Furthermore, golf ball mantle layers comprising the mantle layer compositions of the invention can be made by injection molding mantle layer stock formed from a liquid crystalline polymer or liquid crystalline polymer blend of the invention around a core or by compression molding pre-formed half-shells of the intermediate layer stock into a ball mold in a conventional manner, then covered by a layer comprising cover stock as described above, to form a multilayer golf ball.

Good results may be obtained by mixing the liquid crystalline polymer and thermoset or thermoplastic polymer resins in a solid, pelletized form and then placing the mix into a hopper which is used to feed the heated barrel of the

injection molding machine. Further mixing is accomplished by a screw in the heated barrel. The injection molding machine is used either to make preformed half-shells for compression molding or for molding flowable liquid crystalline polymer blend using a retractable-pin mold. Such machines are conventional.

Cores comprising a liquid crystalline polymer blend may also be formed directly by injection molding or compression molding. When the layer or core is injection molded, a physical or chemical blowing or foaming agent may be included to produce a foamed layer.
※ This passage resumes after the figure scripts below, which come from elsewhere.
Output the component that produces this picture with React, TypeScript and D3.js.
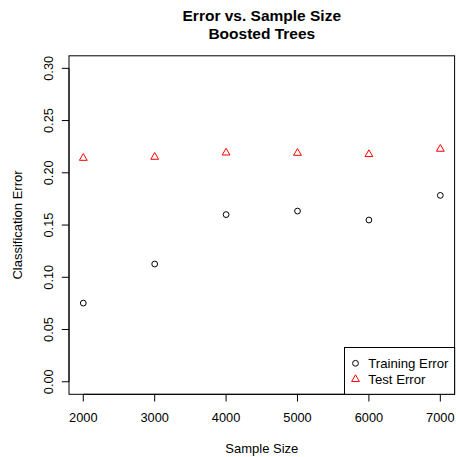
import React from "react";
import * as d3 from "d3";

const sampleSizes = [2000, 3000, 4000, 5000, 6000, 7000];
const trainingError = [0.0753, 0.1127, 0.16, 0.1634, 0.1548, 0.1784];
const testError = [0.2141, 0.2151, 0.2192, 0.2189, 0.2177, 0.2228];
const xTicks = [2000, 3000, 4000, 5000, 6000, 7000];
const yTicks = [0, 0.05, 0.1, 0.15, 0.2, 0.25, 0.3];
const legendLabels = ["Training Error", "Test Error"];

const W = 456;
const H = 457;
const FONT = "'Liberation Sans', Arial, Helvetica, sans-serif";

export default function App() {
  const left = 69;
  const right = 454.6;
  const top = 55.8;
  const bottom = 394.3;
  const x = d3.scaleLinear().domain([1800, 7200]).range([left, right]);
  const y = d3.scaleLinear().domain([-0.012, 0.312]).range([bottom, top]);

  const r = 2.9;
  const triY = 1.555 * r * 0.5;
  const triSize = triY * triY * 3 * Math.sqrt(3);
  const tri = d3.symbol().type(d3.symbolTriangle).size(triSize)() as string;

  const legX = 344.5;
  const legY = 347.5;

  return (
    <svg
      width={W}
      height={H}
      style={{ position: "absolute", left: 0, top: 0, background: "#fff" }}
      fontFamily={FONT}
    >
      <rect x={0} y={0} width={W} height={H} fill="#fff" />
      <text x={261.8} y={21.3} textAnchor="middle" fontSize={15.5} fontWeight="bold">
        Error vs. Sample Size
      </text>
      <text x={261.8} y={38.7} textAnchor="middle" fontSize={15.5} fontWeight="bold">
        Boosted Trees
      </text>

      {/* x axis */}
      <line x1={x(xTicks[0])} x2={x(xTicks[xTicks.length - 1])} y1={bottom} y2={bottom} stroke="#000" />
      {xTicks.map((t) => (
        <g key={t}>
          <line x1={x(t)} x2={x(t)} y1={bottom} y2={bottom + 7.2} stroke="#000" />
          <text x={x(t)} y={422.3} textAnchor="middle" fontSize={12.8}>
            {t}
          </text>
        </g>
      ))}
      {/* y axis */}
      <line x1={left} x2={left} y1={y(0)} y2={y(0.3)} stroke="#000" />
      {yTicks.map((t) => (
        <g key={t}>
          <line x1={left} x2={left - 7.2} y1={y(t)} y2={y(t)} stroke="#000" />
          <text
            transform={`translate(${52.8},${y(t)}) rotate(-90)`}
            textAnchor="middle"
            fontSize={12.8}
          >
            {d3.format(".2f")(t)}
          </text>
        </g>
      ))}

      <rect x={left} y={top} width={right - left} height={bottom - top} fill="none" stroke="#000" />

      <text x={261.8} y={453.3} textAnchor="middle" fontSize={13}>
        Sample Size
      </text>
      <text transform={`translate(${21.8},${225}) rotate(-90)`} textAnchor="middle" fontSize={13}>
        Classification Error
      </text>

      {/* points */}
      {sampleSizes.map((s, i) => (
        <circle key={"c" + s} cx={x(s)} cy={y(trainingError[i])} r={r} fill="none" stroke="#000" strokeWidth={1} />
      ))}
      {sampleSizes.map((s, i) => (
        <path
          key={"t" + s}
          d={tri}
          transform={`translate(${x(s)},${y(testError[i])})`}
          fill="none"
          stroke="#ff0000"
          strokeWidth={1}
        />
      ))}

      {/* legend */}
      <rect x={legX} y={legY} width={right - legX} height={bottom - legY} fill="#fff" stroke="#000" />
      <circle cx={355.5} cy={363.3} r={r} fill="none" stroke="#000" />
      <path d={tri} transform={`translate(${355.5},${379.3})`} fill="none" stroke="#ff0000" />
      <text x={368.3} y={367.8} fontSize={13.2}>
        {legendLabels[0]}
      </text>
      <text x={368.3} y={383.5} fontSize={13.2}>
        {legendLabels[1]}
      </text>
    </svg>
  );
}
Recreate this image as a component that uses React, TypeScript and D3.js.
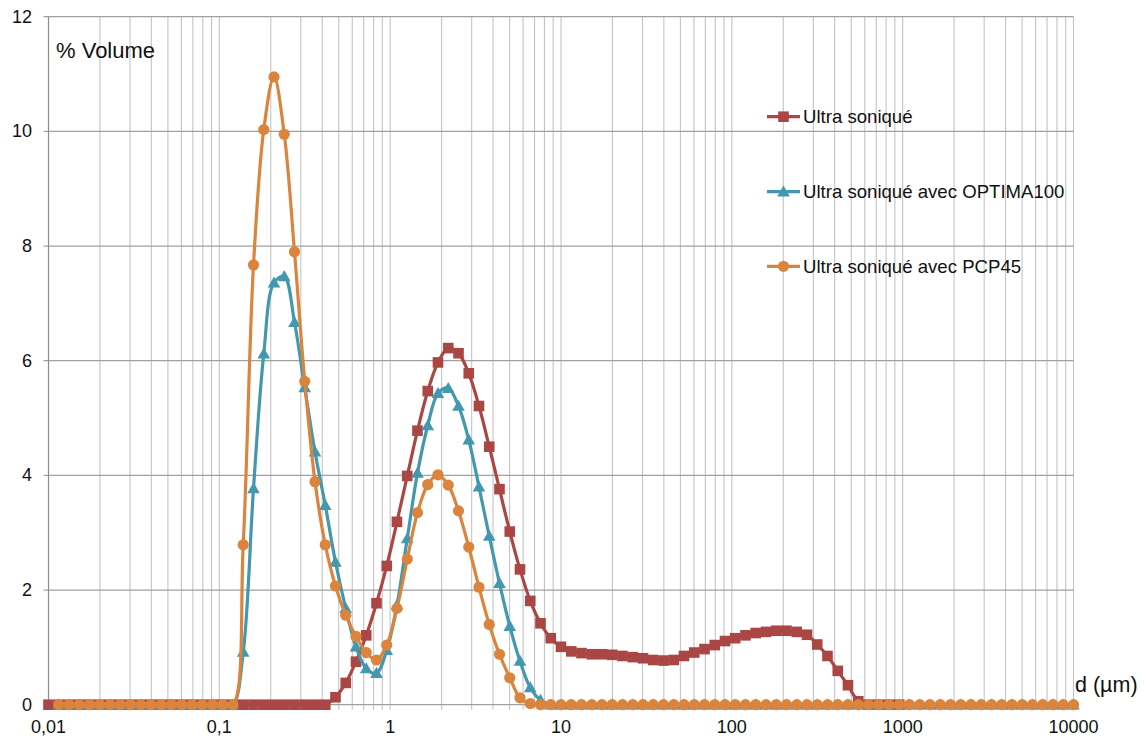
import React from "react";
import * as d3 from "d3";

// Particle size classes (µm)
const sizes: number[] = [
  0.01, 0.01148, 0.01318, 0.01514, 0.01738, 0.01995, 0.02291, 0.0263, 0.0302, 0.03467,
  0.03981, 0.04571, 0.05248, 0.06026, 0.06918, 0.07943, 0.0912, 0.1047, 0.1202, 0.138,
  0.1585, 0.182, 0.2089, 0.2399, 0.2754, 0.3162, 0.3631, 0.4169, 0.4786, 0.5495,
  0.631, 0.7244, 0.8318, 0.955, 1.096, 1.259, 1.445, 1.66, 1.905, 2.188,
  2.512, 2.884, 3.311, 3.802, 4.365, 5.012, 5.754, 6.607, 7.586, 8.71,
  10, 11.48, 13.18, 15.14, 17.38, 19.95, 22.91, 26.3, 30.2, 34.67,
  39.81, 45.71, 52.48, 60.26, 69.18, 79.43, 91.2, 104.7, 120.2, 138,
  158.5, 182, 208.9, 239.9, 275.4, 316.2, 363.1, 416.9, 478.6, 549.5,
  631, 724.4, 831.8, 955, 1096, 1259, 1445, 1660, 1905, 2188,
  2512, 2884, 3311, 3802, 4365, 5012, 5754, 6607, 7586, 8710, 10000,
];

const ultraSonique: (number | null)[] = [
  0, 0, 0, 0, 0, 0, 0, 0, 0, 0,
  0, 0, 0, 0, 0, 0, 0, 0, 0, 0,
  0, 0, 0, 0, 0, 0, 0, 0, 0.13, 0.38,
  0.75, 1.21, 1.77, 2.42, 3.19, 3.99, 4.78, 5.47, 5.97, 6.22,
  6.13, 5.78, 5.21, 4.5, 3.76, 3.02, 2.36, 1.81, 1.42, 1.16,
  1.01, 0.93, 0.9, 0.88, 0.88, 0.87, 0.85, 0.83, 0.81, 0.78,
  0.77, 0.78, 0.85, 0.91, 0.97, 1.04, 1.11, 1.16, 1.21, 1.25,
  1.27, 1.29, 1.29, 1.27, 1.22, 1.05, 0.85, 0.59, 0.34, 0.06,
  0, 0, 0, 0, null, null, null, null, null, null,
  null, null, null, null, null, null, null, null, null, null, null,
];

const optima100: (number | null)[] = [
  null, 0, 0, 0, 0, 0, 0, 0, 0, 0,
  0, 0, 0, 0, 0, 0, 0, 0, 0, 0.92,
  3.77, 6.12, 7.36, 7.47, 6.67, 5.53, 4.41, 3.48, 2.49, 1.68,
  1.01, 0.63, 0.55, 0.95, 1.74, 2.9, 4.04, 4.87, 5.43, 5.52,
  5.21, 4.62, 3.8, 2.94, 2.12, 1.37, 0.76, 0.3, 0.08, 0,
  0, 0, 0, 0, 0, 0, 0, 0, 0, 0,
  0, 0, 0, 0, 0, 0, 0, 0, 0, 0,
  0, 0, 0, 0, 0, 0, 0, 0, 0, 0,
  0, 0, 0, 0, 0, 0, 0, 0, 0, 0,
  0, 0, 0, 0, 0, 0, 0, 0, 0, 0, 0,
];

const pcp45: (number | null)[] = [
  null, 0, 0, 0, 0, 0, 0, 0, 0, 0,
  0, 0, 0, 0, 0, 0, 0, 0, 0, 2.79,
  7.67, 10.03, 10.95, 9.95, 7.9, 5.64, 3.89, 2.79, 2.07, 1.56,
  1.19, 0.91, 0.78, 1.04, 1.68, 2.54, 3.35, 3.84, 4.01, 3.83,
  3.38, 2.75, 2.05, 1.4, 0.88, 0.47, 0.12, 0.02, 0, 0,
  0, 0, 0, 0, 0, 0, 0, 0, 0, 0,
  0, 0, 0, 0, 0, 0, 0, 0, 0, 0,
  0, 0, 0, 0, 0, 0, 0, 0, 0, 0,
  0, 0, 0, 0, 0, 0, 0, 0, 0, 0,
  0, 0, 0, 0, 0, 0, 0, 0, 0, 0, 0,
];

const seriesNames = ["Ultra soniqué", "Ultra soniqué avec OPTIMA100", "Ultra soniqué avec PCP45"];
const seriesColors = ["#AA4643", "#4198AF", "#DB843D"];
const seriesMarkers = ["square", "triangle", "circle"];
const yTickValues = [0, 2, 4, 6, 8, 10, 12];
const xTickValues = [0.01, 0.1, 1, 10, 100, 1000, 10000];
const xTickLabels = ["0,01", "0,1", "1", "10", "100", "1000", "10000"];

const W = 1145;
const H = 737;
const L = 48.5;
const R = 1073.5;
const T = 16.7;
const B = 704.7;
const FONT = "'Liberation Sans', Arial, sans-serif";

function Marker({ kind, cx, cy, color }: { kind: string; cx: number; cy: number; color: string }) {
  if (kind === "square") {
    return <rect x={cx - 5.3} y={cy - 5.3} width={10.6} height={10.6} fill={color} />;
  }
  if (kind === "triangle") {
    const s = 6.3;
    return (
      <path
        d={`M${cx},${cy - s} L${cx + s},${cy + s * 0.75} L${cx - s},${cy + s * 0.75} Z`}
        fill={color}
      />
    );
  }
  return <circle cx={cx} cy={cy} r={5.6} fill={color} />;
}

export default function App() {
  const x = d3.scaleLog().domain([0.01, 10000]).range([L, R]);
  const y = d3.scaleLinear().domain([0, 12]).range([B, T]);

  const minor: number[] = [];
  for (let d = 0.01; d < 9999; d *= 10) {
    for (let k = 2; k <= 9; k++) minor.push(d * k);
  }
  const allV = [...minor, ...xTickValues.slice(1)];

  const series = [ultraSonique, optima100, pcp45];
  const line = d3
    .line<[number, number]>()
    .x((d) => x(d[0]))
    .y((d) => y(d[1]))
    .curve(d3.curveCatmullRom.alpha(0.5));

  const legendY = [116.7, 191.7, 266.3];

  return (
    <svg
      width={W}
      height={H}
      style={{ position: "absolute", left: 0, top: 0, background: "#fff" }}
      fontFamily={FONT}
    >
      <rect x={0} y={0} width={W} height={H} fill="#fff" />
      {/* vertical gridlines */}
      {allV.map((v, i) => (
        <line
          key={"v" + i}
          x1={x(v)}
          x2={x(v)}
          y1={T}
          y2={B + 5}
          stroke="#C4C4C4"
          strokeWidth={1.1}
        />
      ))}
      {/* horizontal gridlines */}
      {yTickValues.map((v) => (
        <line
          key={"h" + v}
          x1={L - 5}
          x2={R}
          y1={y(v)}
          y2={y(v)}
          stroke="#A0A0A0"
          strokeWidth={1.2}
        />
      ))}
      {/* axis line */}
      <line x1={L} x2={L} y1={T} y2={B} stroke="#8C8C8C" strokeWidth={1.2} />

      {/* y tick labels */}
      {yTickValues.map((v) => (
        <text
          key={"yl" + v}
          x={32}
          y={y(v)}
          textAnchor="end"
          dominantBaseline="central"
          fontSize={18}
          fill="#111"
        >
          {v}
        </text>
      ))}
      {/* x tick labels */}
      {xTickValues.map((v, i) => (
        <text key={"xl" + v} x={x(v)} y={733} textAnchor="middle" fontSize={18} fill="#111">
          {xTickLabels[i]}
        </text>
      ))}

      <text x={56} y={58} fontSize={22} fill="#111">
        % Volume
      </text>
      <text x={1075} y={692} fontSize={21.5} fill="#111">
        d (µm)
      </text>

      {/* series */}
      {series.map((s, si) => {
        const pts: [number, number][] = [];
        s.forEach((v, i) => {
          if (v !== null) pts.push([sizes[i], v]);
        });
        return (
          <g key={"s" + si}>
            <path d={line(pts) || ""} fill="none" stroke={seriesColors[si]} strokeWidth={3.2} />
            {pts.map((p, j) => (
              <Marker
                key={j}
                kind={seriesMarkers[si]}
                cx={x(p[0])}
                cy={y(p[1])}
                color={seriesColors[si]}
              />
            ))}
          </g>
        );
      })}

      {/* legend */}
      {seriesNames.map((n, i) => (
        <g key={"lg" + i}>
          <line
            x1={767}
            x2={800}
            y1={legendY[i]}
            y2={legendY[i]}
            stroke={seriesColors[i]}
            strokeWidth={3.2}
          />
          <Marker kind={seriesMarkers[i]} cx={783.5} cy={legendY[i]} color={seriesColors[i]} />
          <text x={803} y={legendY[i]} dominantBaseline="central" fontSize={18.6} fill="#111">
            {n}
          </text>
        </g>
      ))}
    </svg>
  );
}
Blowing or foaming agents useful in forming foamed liquid crystalline polymer blends include, but are not limited to organic blowing agents, such as azobisformamide; azobisisobutyronitrile; diazoaminobenzene; N, N-dimethyl-N, N-dinitroso terephthalamide; N,N-dinitrosopentamethylene-tetramine; benzenesulfonyl-hydrazide; benzene-1,3-disulfonyl hydrazide; diphenylsulfon-3-3, disulfonyl hydrazide; 4,4'-oxybis benzene sulfonyl hydrazide; p-toluene sulfonyl semicarbizide; barium azodicarboxylate; butylamine nitrile; nitroureas; trihydrazino triazine; phenyl-methyl-uranthan; p-sulfonhydrazide; peroxides; and inorganic blowing agents such as ammonium bicarbonate and sodium bicarbonate. A gas, such as air, nitrogen, carbon dioxide, etc., can also be injected into the blend during the injection molding process.

In a further embodiment, foamed liquid crystalline polymer blends may be formed by blending microspheres with the liquid crystalline polymer blend either during or before the molding process. Polymeric, ceramic, metal, and glass microspheres are useful in the invention, and may be solid or hollow and filled or unfilled.

For compression molded liquid crystalline polymer blend layers, half-shells are made by injection molding a liquid crystalline polymer blend in a conventional half-shell mold.

The half-shells are placed about a previously formed center or core, cover, or mantle layer, and the assembly is introduced into a compression molding machine, and compression molded. The molded balls are then cooled while still in the mold, and finally removed when the layer of liquid crystalline polymer blend is hard enough to be handled without deforming. Additional core, mantle, and cover layers are then molded onto the previously molded layers, as needed, until a complete ball is formed.

After the final cover layer of the ball has been molded, the ball undergoes various conventional finishing operations such as buffing, painting and stamping.

The present invention relates to the formation of golf balls of any size. The Rules of Golf by the USGA dictate that a golf ball must have a diameter of at least 1.68 inches (4.27 cm). However, non-conforming golf balls can be any size. The preferred diameter of the golf balls is from about 1.68 inches to about 1.8 inches (4.57 cm). The more preferred diameter is from about 1.68 inches to about 1.76 inches (4.47 cm). A diameter of from about 1.68 inches to about 1.74 inches (4.42 cm) is most preferred, however diameters anywhere in the range of from 1.7 to about 1.95 inches (4.3 to 4.95 cm) can be used. Oversize golf balls above about 1.76 inches to golf balls having diameters as large as 2.75 inches (7 cm) are also within the scope of the present invention.

While it is apparent that the invention disclosed herein is well calculated to fulfill the objects stated above, it will be appreciated that numerous modifications and embodiments may be devised by those skilled in the art.

Therefore, it is intended that the appended claims cover all such modifications and embodiments as falling within the true spirit and scope of the present invention.